[Charts and diagrams as code]
┄┄┄┄┄┄┄┄┄┄

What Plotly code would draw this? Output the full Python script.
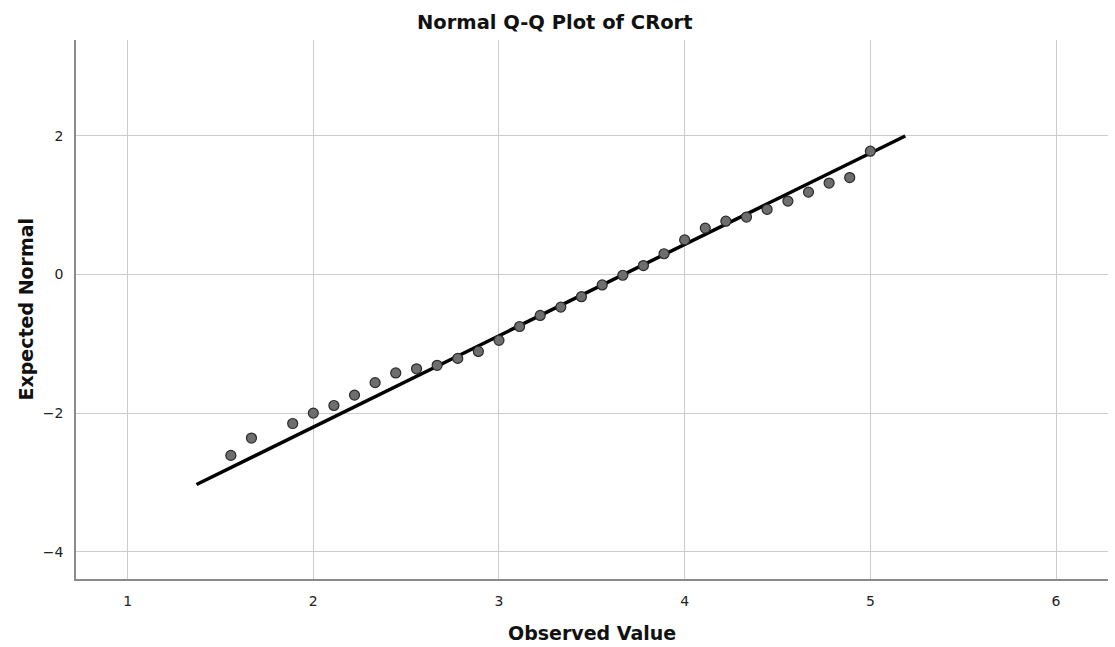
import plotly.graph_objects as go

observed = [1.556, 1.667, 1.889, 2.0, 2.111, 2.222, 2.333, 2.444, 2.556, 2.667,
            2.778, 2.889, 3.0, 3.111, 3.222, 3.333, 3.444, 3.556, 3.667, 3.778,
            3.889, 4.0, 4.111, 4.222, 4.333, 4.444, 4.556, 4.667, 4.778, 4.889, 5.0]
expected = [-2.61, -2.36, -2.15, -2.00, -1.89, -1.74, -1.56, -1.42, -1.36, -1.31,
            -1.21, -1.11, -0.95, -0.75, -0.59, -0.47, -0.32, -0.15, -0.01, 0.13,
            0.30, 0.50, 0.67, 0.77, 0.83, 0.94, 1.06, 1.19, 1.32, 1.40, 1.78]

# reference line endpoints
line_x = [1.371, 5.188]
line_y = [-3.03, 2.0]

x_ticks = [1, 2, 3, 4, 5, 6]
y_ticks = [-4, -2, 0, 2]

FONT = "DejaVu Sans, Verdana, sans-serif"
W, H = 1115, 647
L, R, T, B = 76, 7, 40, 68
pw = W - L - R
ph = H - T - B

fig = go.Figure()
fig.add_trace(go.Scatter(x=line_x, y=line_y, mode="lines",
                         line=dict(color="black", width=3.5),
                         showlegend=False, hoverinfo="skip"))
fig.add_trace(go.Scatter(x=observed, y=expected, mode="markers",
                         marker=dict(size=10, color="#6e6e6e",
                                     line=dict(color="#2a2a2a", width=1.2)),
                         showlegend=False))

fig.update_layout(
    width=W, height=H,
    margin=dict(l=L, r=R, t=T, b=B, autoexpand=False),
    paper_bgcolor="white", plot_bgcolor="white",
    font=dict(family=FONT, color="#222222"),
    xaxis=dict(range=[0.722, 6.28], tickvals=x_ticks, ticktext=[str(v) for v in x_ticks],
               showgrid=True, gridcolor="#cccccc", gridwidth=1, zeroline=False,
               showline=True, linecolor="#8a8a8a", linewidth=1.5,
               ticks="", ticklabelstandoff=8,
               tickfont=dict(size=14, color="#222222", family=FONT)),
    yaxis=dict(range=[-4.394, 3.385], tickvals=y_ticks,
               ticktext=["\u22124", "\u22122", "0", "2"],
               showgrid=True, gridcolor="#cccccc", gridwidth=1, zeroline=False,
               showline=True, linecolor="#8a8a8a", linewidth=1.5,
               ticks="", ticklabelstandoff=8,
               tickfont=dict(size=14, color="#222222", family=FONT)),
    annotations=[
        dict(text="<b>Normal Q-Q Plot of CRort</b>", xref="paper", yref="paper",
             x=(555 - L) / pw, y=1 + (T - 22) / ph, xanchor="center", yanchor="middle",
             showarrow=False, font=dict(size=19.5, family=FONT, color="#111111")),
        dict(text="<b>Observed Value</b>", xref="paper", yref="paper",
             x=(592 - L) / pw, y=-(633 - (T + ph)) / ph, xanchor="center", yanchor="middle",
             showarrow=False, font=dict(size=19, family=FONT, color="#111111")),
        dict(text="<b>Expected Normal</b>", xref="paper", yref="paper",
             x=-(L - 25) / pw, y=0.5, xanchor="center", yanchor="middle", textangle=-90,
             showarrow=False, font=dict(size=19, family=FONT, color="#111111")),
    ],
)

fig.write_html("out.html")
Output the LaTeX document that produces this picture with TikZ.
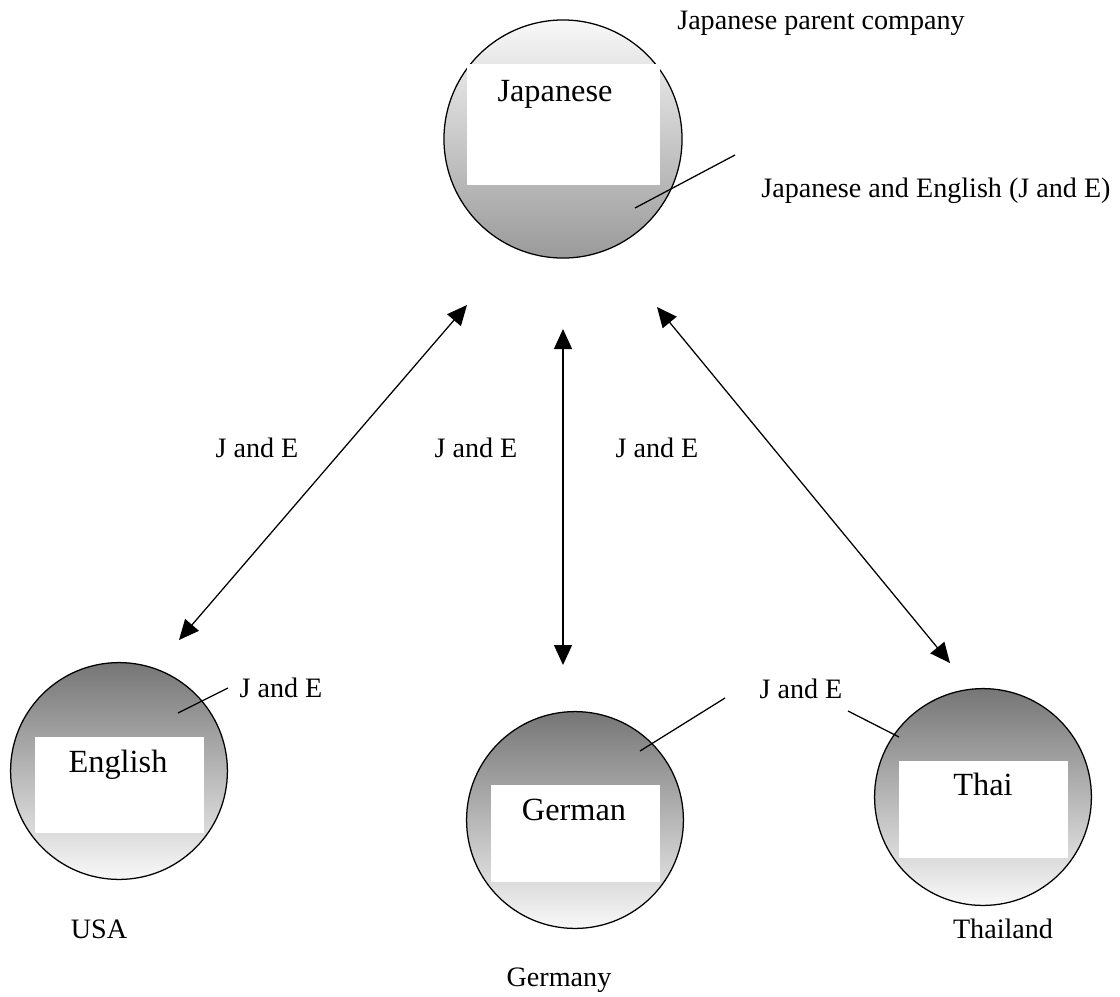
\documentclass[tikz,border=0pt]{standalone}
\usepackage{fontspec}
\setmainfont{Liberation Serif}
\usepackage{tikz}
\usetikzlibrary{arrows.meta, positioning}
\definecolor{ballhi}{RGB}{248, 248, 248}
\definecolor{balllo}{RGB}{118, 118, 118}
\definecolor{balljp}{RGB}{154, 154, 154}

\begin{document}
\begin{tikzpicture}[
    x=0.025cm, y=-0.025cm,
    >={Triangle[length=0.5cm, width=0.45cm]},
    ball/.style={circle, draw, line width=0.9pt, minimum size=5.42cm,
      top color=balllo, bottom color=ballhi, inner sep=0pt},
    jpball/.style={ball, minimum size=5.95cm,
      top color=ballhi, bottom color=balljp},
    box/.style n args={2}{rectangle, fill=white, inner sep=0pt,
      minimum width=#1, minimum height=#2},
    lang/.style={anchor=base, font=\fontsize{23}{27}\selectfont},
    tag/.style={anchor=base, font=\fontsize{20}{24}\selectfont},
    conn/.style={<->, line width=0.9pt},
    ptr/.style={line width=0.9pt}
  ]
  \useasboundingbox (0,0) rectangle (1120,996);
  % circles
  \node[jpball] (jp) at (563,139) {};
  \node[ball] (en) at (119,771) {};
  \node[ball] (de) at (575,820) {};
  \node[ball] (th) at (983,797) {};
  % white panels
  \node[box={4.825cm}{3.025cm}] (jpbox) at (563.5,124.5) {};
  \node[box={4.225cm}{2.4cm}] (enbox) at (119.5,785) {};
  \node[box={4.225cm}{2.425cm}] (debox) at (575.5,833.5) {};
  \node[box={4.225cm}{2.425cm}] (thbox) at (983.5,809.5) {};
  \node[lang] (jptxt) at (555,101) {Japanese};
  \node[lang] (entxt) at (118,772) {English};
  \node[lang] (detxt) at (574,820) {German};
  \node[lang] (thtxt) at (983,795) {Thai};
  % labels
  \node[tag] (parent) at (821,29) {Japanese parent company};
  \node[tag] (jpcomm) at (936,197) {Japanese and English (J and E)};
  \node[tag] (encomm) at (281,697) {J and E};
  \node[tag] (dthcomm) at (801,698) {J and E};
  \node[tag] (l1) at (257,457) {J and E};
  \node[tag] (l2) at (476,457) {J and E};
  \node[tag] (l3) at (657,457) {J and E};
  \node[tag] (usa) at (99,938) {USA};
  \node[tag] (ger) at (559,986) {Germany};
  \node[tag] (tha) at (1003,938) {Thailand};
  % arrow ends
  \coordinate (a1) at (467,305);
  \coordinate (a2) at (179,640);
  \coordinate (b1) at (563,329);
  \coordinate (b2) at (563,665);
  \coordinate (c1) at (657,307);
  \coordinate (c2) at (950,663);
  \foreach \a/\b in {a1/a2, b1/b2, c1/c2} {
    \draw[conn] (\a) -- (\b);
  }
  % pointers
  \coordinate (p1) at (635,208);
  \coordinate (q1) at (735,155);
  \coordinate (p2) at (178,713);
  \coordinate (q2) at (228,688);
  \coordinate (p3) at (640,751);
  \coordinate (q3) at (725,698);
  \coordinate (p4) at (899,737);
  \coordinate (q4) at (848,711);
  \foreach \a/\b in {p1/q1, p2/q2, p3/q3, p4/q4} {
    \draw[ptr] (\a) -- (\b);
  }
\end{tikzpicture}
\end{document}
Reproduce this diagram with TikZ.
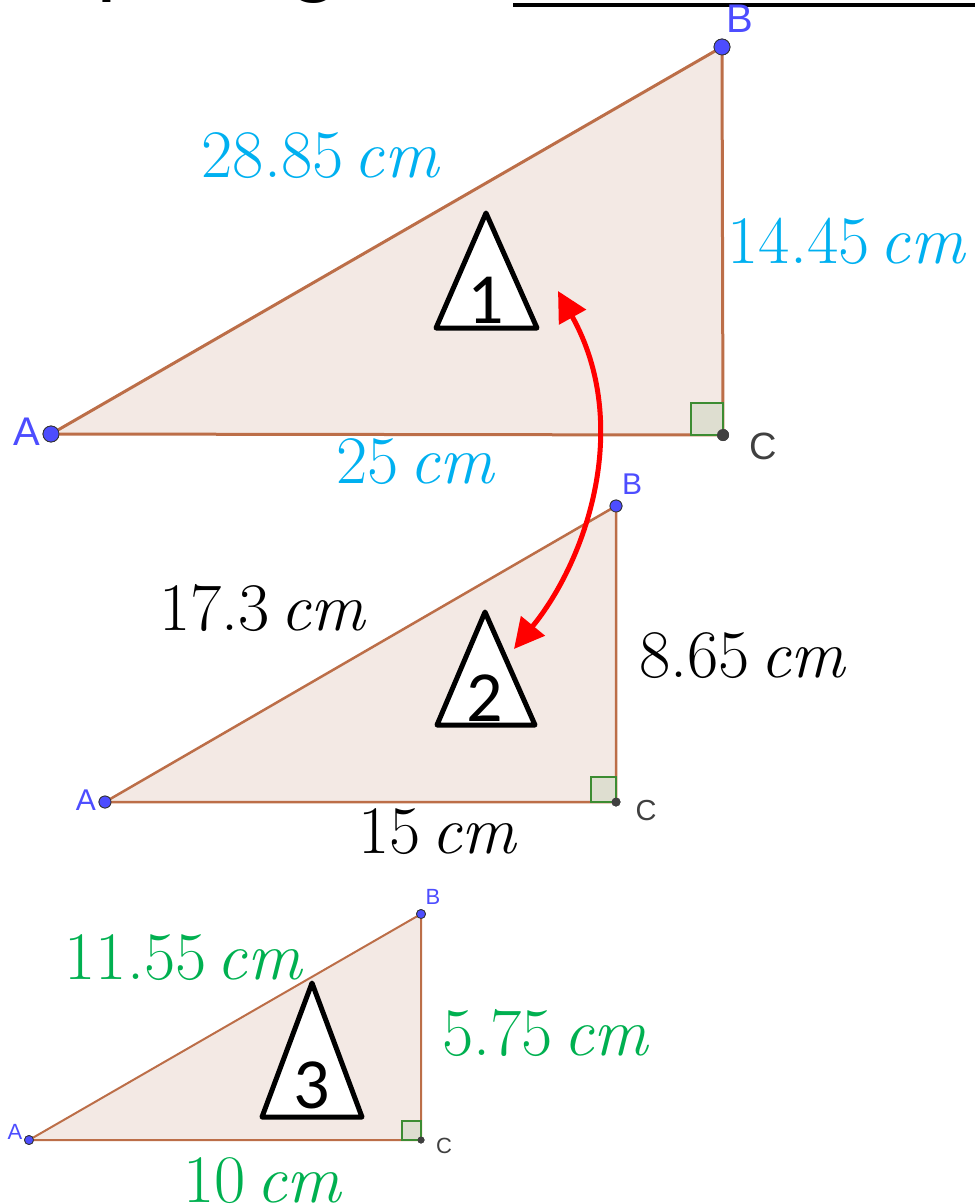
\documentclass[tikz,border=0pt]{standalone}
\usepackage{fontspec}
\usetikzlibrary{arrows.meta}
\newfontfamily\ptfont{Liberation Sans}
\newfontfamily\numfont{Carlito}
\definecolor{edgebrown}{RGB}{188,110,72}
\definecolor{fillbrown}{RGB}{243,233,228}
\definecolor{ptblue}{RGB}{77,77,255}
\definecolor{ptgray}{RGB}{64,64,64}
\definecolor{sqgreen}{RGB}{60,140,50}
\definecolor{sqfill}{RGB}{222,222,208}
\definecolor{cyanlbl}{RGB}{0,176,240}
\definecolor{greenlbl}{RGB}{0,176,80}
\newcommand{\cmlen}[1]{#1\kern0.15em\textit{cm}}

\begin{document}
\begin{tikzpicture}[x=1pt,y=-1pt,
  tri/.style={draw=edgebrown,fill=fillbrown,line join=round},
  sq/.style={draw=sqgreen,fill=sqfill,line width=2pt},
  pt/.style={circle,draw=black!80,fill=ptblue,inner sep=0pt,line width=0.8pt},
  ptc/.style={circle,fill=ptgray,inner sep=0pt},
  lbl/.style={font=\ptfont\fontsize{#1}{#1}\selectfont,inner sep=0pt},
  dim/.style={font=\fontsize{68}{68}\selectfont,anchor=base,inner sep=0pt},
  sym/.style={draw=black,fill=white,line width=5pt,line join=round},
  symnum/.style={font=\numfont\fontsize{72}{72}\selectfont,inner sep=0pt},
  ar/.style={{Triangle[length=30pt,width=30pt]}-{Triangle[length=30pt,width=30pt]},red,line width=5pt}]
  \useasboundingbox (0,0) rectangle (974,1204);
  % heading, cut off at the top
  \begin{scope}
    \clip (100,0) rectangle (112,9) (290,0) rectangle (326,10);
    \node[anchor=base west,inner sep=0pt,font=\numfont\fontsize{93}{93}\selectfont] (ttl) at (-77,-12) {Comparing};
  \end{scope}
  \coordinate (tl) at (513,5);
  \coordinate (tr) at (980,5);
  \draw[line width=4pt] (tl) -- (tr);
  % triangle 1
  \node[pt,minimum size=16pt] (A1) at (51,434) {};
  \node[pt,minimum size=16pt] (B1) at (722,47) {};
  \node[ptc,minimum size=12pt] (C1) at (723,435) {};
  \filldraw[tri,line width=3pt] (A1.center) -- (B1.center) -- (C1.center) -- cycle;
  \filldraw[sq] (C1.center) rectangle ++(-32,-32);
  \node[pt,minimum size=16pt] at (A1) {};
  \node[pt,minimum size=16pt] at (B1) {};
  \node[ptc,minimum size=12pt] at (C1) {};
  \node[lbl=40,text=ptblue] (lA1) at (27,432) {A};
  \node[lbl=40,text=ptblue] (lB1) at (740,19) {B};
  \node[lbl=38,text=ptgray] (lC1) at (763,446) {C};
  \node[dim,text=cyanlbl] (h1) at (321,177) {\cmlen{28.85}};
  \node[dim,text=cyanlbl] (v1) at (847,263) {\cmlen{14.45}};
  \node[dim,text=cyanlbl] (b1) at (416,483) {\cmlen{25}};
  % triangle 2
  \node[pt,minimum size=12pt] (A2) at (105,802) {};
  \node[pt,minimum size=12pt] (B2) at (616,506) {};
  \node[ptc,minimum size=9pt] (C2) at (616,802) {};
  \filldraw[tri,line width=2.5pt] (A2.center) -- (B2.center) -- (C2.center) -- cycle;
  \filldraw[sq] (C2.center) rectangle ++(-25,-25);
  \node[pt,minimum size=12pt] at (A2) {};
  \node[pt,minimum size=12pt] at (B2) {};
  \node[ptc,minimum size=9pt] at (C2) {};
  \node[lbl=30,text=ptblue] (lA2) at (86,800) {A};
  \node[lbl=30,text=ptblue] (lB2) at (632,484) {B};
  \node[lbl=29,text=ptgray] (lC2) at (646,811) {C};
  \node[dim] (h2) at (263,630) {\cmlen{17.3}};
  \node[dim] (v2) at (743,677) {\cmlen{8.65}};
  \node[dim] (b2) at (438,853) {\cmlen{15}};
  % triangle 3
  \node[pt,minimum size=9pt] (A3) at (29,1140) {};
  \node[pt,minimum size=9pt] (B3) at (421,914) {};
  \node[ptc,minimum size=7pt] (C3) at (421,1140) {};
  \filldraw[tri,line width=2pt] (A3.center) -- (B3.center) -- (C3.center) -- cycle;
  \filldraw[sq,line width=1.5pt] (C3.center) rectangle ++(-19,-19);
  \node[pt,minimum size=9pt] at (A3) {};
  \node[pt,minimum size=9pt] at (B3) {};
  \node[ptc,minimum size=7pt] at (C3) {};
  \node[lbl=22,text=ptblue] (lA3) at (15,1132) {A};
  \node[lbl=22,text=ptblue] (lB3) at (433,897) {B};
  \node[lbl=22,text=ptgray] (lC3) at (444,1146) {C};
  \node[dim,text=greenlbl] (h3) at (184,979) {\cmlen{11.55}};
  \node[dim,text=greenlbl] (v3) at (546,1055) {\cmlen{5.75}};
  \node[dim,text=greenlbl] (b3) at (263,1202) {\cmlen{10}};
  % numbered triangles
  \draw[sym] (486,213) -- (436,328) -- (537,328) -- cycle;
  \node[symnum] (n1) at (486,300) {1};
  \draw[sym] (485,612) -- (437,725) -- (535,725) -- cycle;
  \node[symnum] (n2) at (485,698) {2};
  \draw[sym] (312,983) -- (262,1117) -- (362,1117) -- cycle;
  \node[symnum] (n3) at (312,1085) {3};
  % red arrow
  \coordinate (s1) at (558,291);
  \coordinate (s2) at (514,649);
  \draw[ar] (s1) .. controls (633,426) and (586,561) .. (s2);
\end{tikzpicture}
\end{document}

┄┄┄┄┄┄┄┄┄┄

TASK DIRECTIONS: Scan the records above for the string "with", then select every line that holds it.

CORRECT ANSWER:
Output the LaTeX document that produces this picture with TikZ.
Reproduce this diagram with TikZ.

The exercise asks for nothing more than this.